Landmark Books in All Fields
ItemID: #65187
Cost: $1,500.00

Horse Racing of Sioux Indians near Fort Pierre

Karl Bodmer

“PRECIOUS DOCUMENTS OF A LOST WORLD”

BODMER, Karl. Horse Racing of Sioux Indians near Fort Pierre. Paris: Arthus Bertrand (Imprimé de Bougeard), [1841]. Original hand-colored engraving, plate impression measures 9 by 12-1/2 inches; window matted, entire piece measures 23 by 20 inches. $1500.

Original hand-colored Plate XXX, first state, one of the 33 “vignette” plates from Karl Bodmer’s magnificent picture atlas produced for Maximilian Wied-Neuwied’s Travels in the Interior of North America (1839-43).

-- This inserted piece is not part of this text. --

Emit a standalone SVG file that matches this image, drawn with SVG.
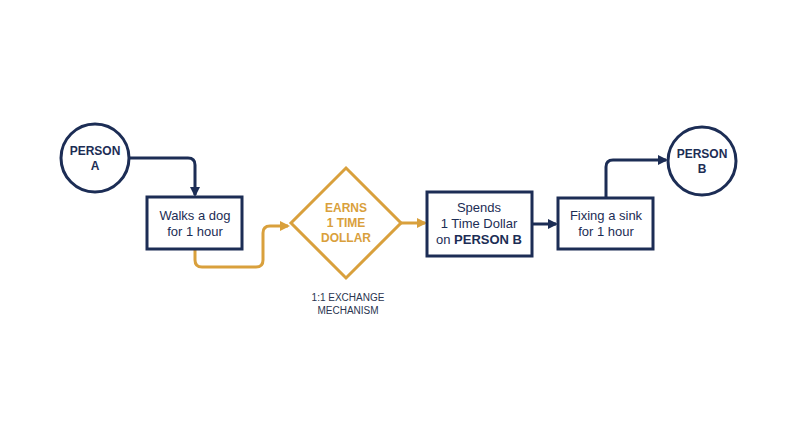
<svg xmlns="http://www.w3.org/2000/svg" width="800" height="447" viewBox="0 0 800 447">
<defs>
<style>
.navy{stroke:#1c2d55;fill:none;stroke-width:3}
.gold{stroke:#d9a03c;fill:none;stroke-width:3}
.node{fill:#fff;stroke:#1c2d55;stroke-width:3}
.t{font-family:"Liberation Sans","Open Sans",sans-serif;font-size:13px;fill:#1c2d55;text-anchor:middle}
.b{font-weight:bold;font-size:12px}
.g{fill:#d9a03c}
.s{font-size:10px;fill:#2a3550}
</style>
<marker id="an" markerWidth="10" markerHeight="10" refX="8" refY="5" orient="auto" markerUnits="userSpaceOnUse"><path d="M0,0 L10,5 L0,10 Z" fill="#1c2d55"/></marker>
<marker id="ag" markerWidth="10" markerHeight="10" refX="8" refY="5" orient="auto" markerUnits="userSpaceOnUse"><path d="M0,0 L10,5 L0,10 Z" fill="#d9a03c"/></marker>
</defs>
<rect width="800" height="447" fill="#fff"/>
<g id="connectors">
<path class="navy" d="M130,158 H188 Q195,158 195,165 V195" marker-end="url(#an)"/>
<path class="gold" d="M195,249 V260 Q195,267 202,267 H256 Q263,267 263,260 V233 Q263,226 270,226 H288" marker-end="url(#ag)"/>
<path class="gold" d="M401,223 H425" marker-end="url(#ag)"/>
<path class="navy" d="M532,224 H556" marker-end="url(#an)"/>
<path class="navy" d="M606,198 V167 Q606,160 613,160 H666" marker-end="url(#an)"/>
</g>
<g id="personA">
<circle class="node" cx="95" cy="158" r="34"/>
<text class="t b" x="95" y="155">PERSON</text>
<text class="t b" x="95" y="170">A</text>
</g>
<g id="walks">
<rect class="node" x="147" y="197" width="95" height="52"/>
<text class="t" x="195" y="220">Walks a dog</text>
<text class="t" x="195" y="236">for 1 hour</text>
</g>
<g id="earns">
<path d="M346,168 L401,223 L346,278 L291,223 Z" fill="#fff" stroke="#d9a03c" stroke-width="3"/>
<text class="t b g" x="346" y="212">EARNS</text>
<text class="t b g" x="346" y="227">1 TIME</text>
<text class="t b g" x="346" y="242">DOLLAR</text>
</g>
<g id="exchange">
<text class="t s" x="348" y="301">1:1 EXCHANGE</text>
<text class="t s" x="348" y="314">MECHANISM</text>
</g>
<g id="spends">
<rect class="node" x="427" y="192" width="105" height="64"/>
<text class="t" x="479" y="212">Spends</text>
<text class="t" x="479" y="228">1 Time Dollar</text>
<text class="t" x="479" y="244">on <tspan class="b" style="font-size:13px">PERSON B</tspan></text>
</g>
<g id="fixing">
<rect class="node" x="558" y="198" width="95" height="51"/>
<text class="t" x="606" y="220">Fixing a sink</text>
<text class="t" x="606" y="236">for 1 hour</text>
</g>
<g id="personB">
<circle class="node" cx="702" cy="161" r="34"/>
<text class="t b" x="702" y="158">PERSON</text>
<text class="t b" x="702" y="173">B</text>
</g>
</svg>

Maximilian's monumental work was originally published in German (1839-41); a French translation followed in 1840-43 and an English translation in 1843. A picture-atlas of eighty-one plates (48 folios and 33 "vignettes") after paintings by Karl Bodmer was issued in Paris, and accompanied all three of these editions. This Atlas is now regarded as one of the most comprehensive and memorable visual surveys of the western territories ever produced. Unlike some other painters of the American West, Bodmer tried not to romanticize his subjects, but show them as they really were. "Bodmer's watercolors are perhaps the most accurate works of art ever made of American Indians during the 19th century. His attention in detail to beadwork, personal symbols, clothing, accoutrements, and facial expression make these portraits precious documents of a lost world" (Robert Moore). In 1833-34 Maximilian's party embarked on the most important part of their travels-they proceeded up the treacherous Missouri River along the line of forts established by the American Fur Company, in the Company's Yellowstone, the first steamer to ascend the Missouri as far as Fort Pierre. There they made contact with the Sioux Tribe, learning and recording their little known ceremonial dances, their powerful pride and dignity, and their recreations, including horse racing as depicted in this superb hand-colored engraving, with Fort Pierre in the background. Maximilian recorded in his journal: "In the daytime the Indians were often seen galloping their horses, mostly riding on their bare backs: sometimes they ran races, as Mr. Bodmer has represented." "With the name of the artist-'C. Bodmer Direct.'-stamped in blind on each of the plates, this work is the most beautiful, faithful and vivid ever produced depicting western plains and Indians" (Howes M443a). This is one of the 33 beautiful vignettes, number XXX (with the requisite three separate imprint statements, captions in German, French, and English, and the embossed stamp). First state, without date in imprint statement. Ruud, 315. See Howes M443a; Wagner-Camp 76; Streeter III:1809.

Lightly soiled. A very desirable and rare Bodmer, in extremely good condition.